INSPIRATION

Today i find my self with no inspiration and practically no energy to get started on my day. I need to start learning how to sew and my grandmother gave me a sewing machine. I don’t seem to have the energy nor the enthusiasm to get started.

Having that drive to get started is not a problem i usually have, but rather finishing what i start. I almost wanted to stop writing on this blog, i forgot how much it helps makes things clearer. I don’t even care that no one reads it, for me it’s like a therapy session.

Anyway since i’m currently avoiding learning how to sew i have a lot of time on my hands. i have come up with an idea to start my day early that way i don’t wake up midday with a lack of energy. I’m even thinking of starting some jogging in the morning, but i’ll let you know how that goes.

False Hopes

As someone who aspires to be a dreamer and a go-getter, life is not always that easy. I have dreams and some people might say i have a lot of them. Carving your own path in the world is not always easy, most people lose faith before they even begin.

I am trying to start my own fashion line and it hasn’t been easy. Sometimes i feel like I’ve got everything down to the T, and most times i feel like i’m making it up as i go along. The problem is i want to do things differently in the fashion world and that starts with drawing less torques,way less of those.

I wanna be creative start small and simple then work my way up.
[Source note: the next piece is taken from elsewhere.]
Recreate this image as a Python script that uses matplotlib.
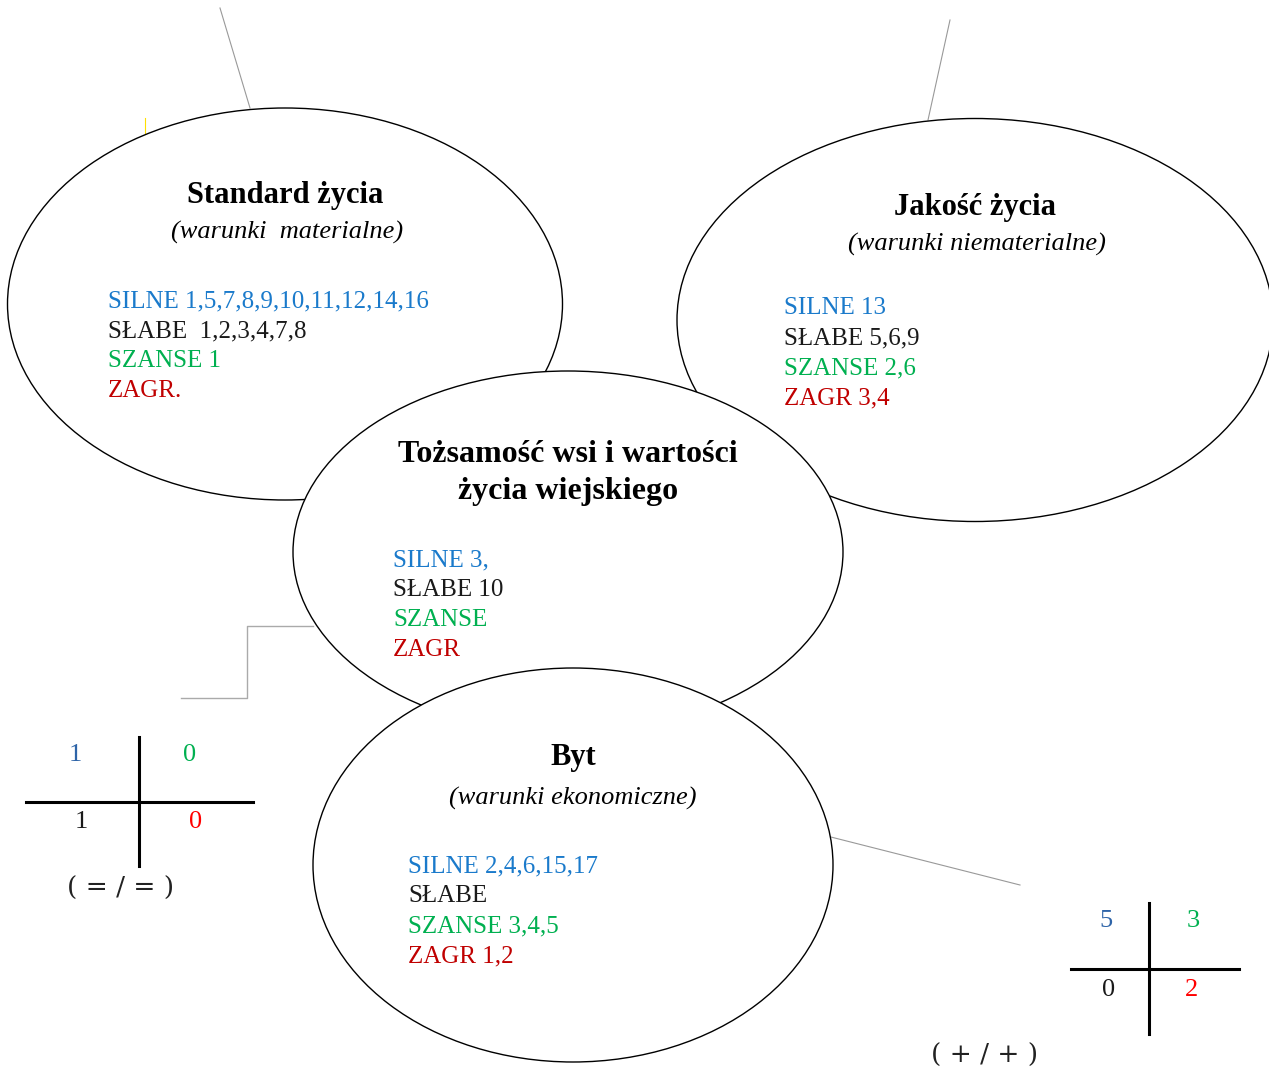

It is currently summer in South Africa and that means more flesh less clothes, which is good for buying Fabric too. I’ve decided to go with real life models but petite girls still.

So from a distant hope and potential still live here and so far it seems possible. There is though the question of start up capital. I quit my job because i couldn’t stand not being able to afford a living, but now i wont’t be able to start this business off the ground.

Well now i guess the heading doesn’t fit the story, i do have hope that everything will work out. But we live in a world where starting a business is for people with a lot of money or a lot of education. Funny story i know a black business man who had neither but currently owns Paarl’s most thriving black owned businesses. It’s not having hope that kills dreams, but being told that there is a specific way to do things in order to make your dreams come true.

So there is no such thing as false hope because when you have it hope will get you where you need to go. Even if taking the road less traveled seems hopeless, if you have hope it will push you to the end of your path.

Day 2

It is literally day 2 and that picture you see is the result of trying without any guidelines. I thought I’d draw my first model without any help and in that way I could look back to see whether I have improved or not.

So I then went on to the only site where you can find a video tutorial on basically anything, YouTube. I found a lot of videos with different ways of drawing a 9 headed model, and they sure made it look easy. The problem is I’m no good at drawing neither am I any good with measurements. It’s only been two days but I still feel like I am right where I began. Which begs the question where did I begin?

A couple of weeks ago I was looking at a dress in a store opposite where I work, oh I have a 9 to 5 job 6 days a week. Anyway the pattern on the fabric of the dress gave me a light bulb moment. I imagined my first design and it was brilliant. I shared with a few of my colleagues and they also thought it was good. In that moment I thought I could make it as a fashion designer. But that dream is slowly fading into dust since I am struggling to draw a simple 9 head model.WIN_20181107_13_23_40_Pro

This is my 100th try from different videos with different designers. Which made me think do I have to be able to draw this in order for me to design clothes? I am a more creative person by imagination, but could I be a designer if I can’t draw? What makes a designer unique to others?

I am known to spread myself too thin when it comes to my dreams but this is one dream I am not letting go.